A Sacrament differs from a sign as much as a flower differs from a "reproductive organ".   It is real both as a symbol that points to something else and as a thing we experience and participate in that actually conveys grace.  In other words, it has both an analogous sense and a vital sense - and that vital sense actually communicates what God intends it to (given proper matter and proper disposition on our part).

In other words, is it more appropriate to say that a flower symbolizes female genitalia or that female genitalia symbolizes a flower?  There is an analogous connection - and it is certainly real - but it is not "vital", as Stilwell would say.  Both things are beautiful and proper in their own way - each has its analogical sense and also its full and thoroughly valid "vital sense" - so much so that it is not appropriate to say that one stands for the other, without ignoring the question which stands for which?  To ignore the quiddity or the "vitality" of any thing in and of itself is, ultimately, to deny the Incarnation, and simply to play games.  For what this all comes to psychologically is using one reality as a mere vehicle to get to another reality that interests you more.
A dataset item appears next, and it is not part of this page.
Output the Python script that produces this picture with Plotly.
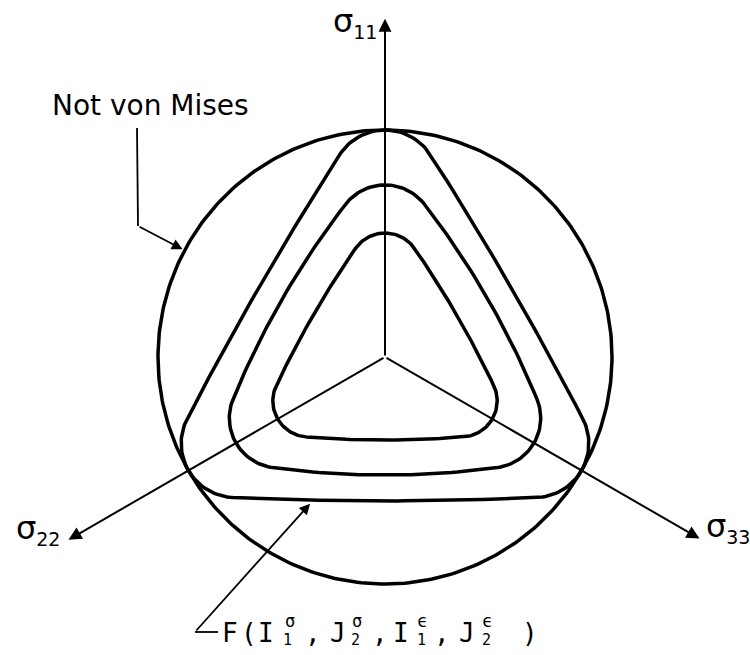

And what interests us more?  Well, there is a certain kind of mind that is thrilled by sexual imagery: I would characterize it as a middle school mentality.  There is also a certain kind of mind that is thrilled by esoteric nonsense.  Indeed, we see this even in literary circles with Shakespeare scholars who read the plays as if they were merely coded means of conveying messages that a secret spy ring in a Cracker Jack box could decipher.  In doing so they (as Paul Stilwell would say) cut the plays off "at the ankles".

But the Theology of the Body rises above the ankles.  And, though you wouldn't hear tell of it in pop-Catholic circles, it actually rises above the belt.

For our lives are not mere pointers.  The Sacraments are not mere symbols.  Marriage is not merely a sign of the Eschaton.  And the Paschal Candle is not merely a phallus.  (In fact, it's not a phallus at all).


However, what I mean to say here goes beyond any goofy games with symbols.  What I mean to say is this.

God operates in our lives in ways that are more real and more "vital" than we care to notice.  He is not content to be the distant God that things point to; He is a God who shares our joys and sufferings, our very suchness, our very vitality, and the things that exist are not a mere prelude to the Kingdom: they have a dignity - an ontological dignity - all on their own, though it is a fallen and broken one, needing badly to be redeemed.

And anyone who participates in the Sacrament of Matrimony - that is to say anyone who is married - knows the funny mixture of "poopy screaming children, spaghetti on the stove" and a profound and sacrificial love that hints at the Coming of Christ Himself.  It is very tempting for us married men to turn from this, to seek cheap thrills elsewhere - either through adultery in deed or adultery in our hearts - or even to waste our Eros on a kind of dreamy dead end mulling over "what if" - to think that the grass is greener in the other lawn, or that our happiness is not really to be found in bed beside us, overweight, snoring, and mad at us for something we did that day.

But this is life.  This is vital.  And this great mess, frustrating as all get out, is - like the manger (with "poopy lowing animals and nothing on the stove") - the silent herald of a great and rich and wonderful joy to come.